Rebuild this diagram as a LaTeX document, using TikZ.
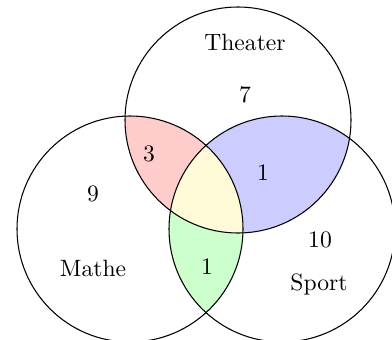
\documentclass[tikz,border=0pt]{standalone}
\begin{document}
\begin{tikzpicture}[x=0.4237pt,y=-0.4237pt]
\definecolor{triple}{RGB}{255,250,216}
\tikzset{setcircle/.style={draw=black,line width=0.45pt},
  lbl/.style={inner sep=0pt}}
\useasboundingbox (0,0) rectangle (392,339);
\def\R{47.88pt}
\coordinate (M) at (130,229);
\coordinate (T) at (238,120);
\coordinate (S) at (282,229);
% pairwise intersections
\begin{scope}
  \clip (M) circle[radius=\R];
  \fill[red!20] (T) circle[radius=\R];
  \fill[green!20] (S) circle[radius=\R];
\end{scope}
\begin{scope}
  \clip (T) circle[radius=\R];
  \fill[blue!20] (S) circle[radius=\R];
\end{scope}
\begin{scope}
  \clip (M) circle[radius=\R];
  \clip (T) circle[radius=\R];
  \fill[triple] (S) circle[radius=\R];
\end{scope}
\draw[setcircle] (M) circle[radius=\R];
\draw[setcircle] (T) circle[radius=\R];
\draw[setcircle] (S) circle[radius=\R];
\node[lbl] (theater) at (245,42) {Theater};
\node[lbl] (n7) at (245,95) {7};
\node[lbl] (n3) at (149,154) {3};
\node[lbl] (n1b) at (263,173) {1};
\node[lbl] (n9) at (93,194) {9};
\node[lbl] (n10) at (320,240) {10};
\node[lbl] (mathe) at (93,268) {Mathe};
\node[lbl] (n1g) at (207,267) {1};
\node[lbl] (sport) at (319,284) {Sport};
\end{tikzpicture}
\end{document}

*What you will do*
Transcribe the full listing above exactly, with the images removed.

*Result of this task*
Rebuild this diagram as a LaTeX document, using TikZ.
\documentclass[tikz,border=0pt]{standalone}
\begin{document}
\begin{tikzpicture}[x=0.4237pt,y=-0.4237pt]
\definecolor{triple}{RGB}{255,250,216}
\tikzset{setcircle/.style={draw=black,line width=0.45pt},
  lbl/.style={inner sep=0pt}}
\useasboundingbox (0,0) rectangle (392,339);
\def\R{47.88pt}
\coordinate (M) at (130,229);
\coordinate (T) at (238,120);
\coordinate (S) at (282,229);
% pairwise intersections
\begin{scope}
  \clip (M) circle[radius=\R];
  \fill[red!20] (T) circle[radius=\R];
  \fill[green!20] (S) circle[radius=\R];
\end{scope}
\begin{scope}
  \clip (T) circle[radius=\R];
  \fill[blue!20] (S) circle[radius=\R];
\end{scope}
\begin{scope}
  \clip (M) circle[radius=\R];
  \clip (T) circle[radius=\R];
  \fill[triple] (S) circle[radius=\R];
\end{scope}
\draw[setcircle] (M) circle[radius=\R];
\draw[setcircle] (T) circle[radius=\R];
\draw[setcircle] (S) circle[radius=\R];
\node[lbl] (theater) at (245,42) {Theater};
\node[lbl] (n7) at (245,95) {7};
\node[lbl] (n3) at (149,154) {3};
\node[lbl] (n1b) at (263,173) {1};
\node[lbl] (n9) at (93,194) {9};
\node[lbl] (n10) at (320,240) {10};
\node[lbl] (mathe) at (93,268) {Mathe};
\node[lbl] (n1g) at (207,267) {1};
\node[lbl] (sport) at (319,284) {Sport};
\end{tikzpicture}
\end{document}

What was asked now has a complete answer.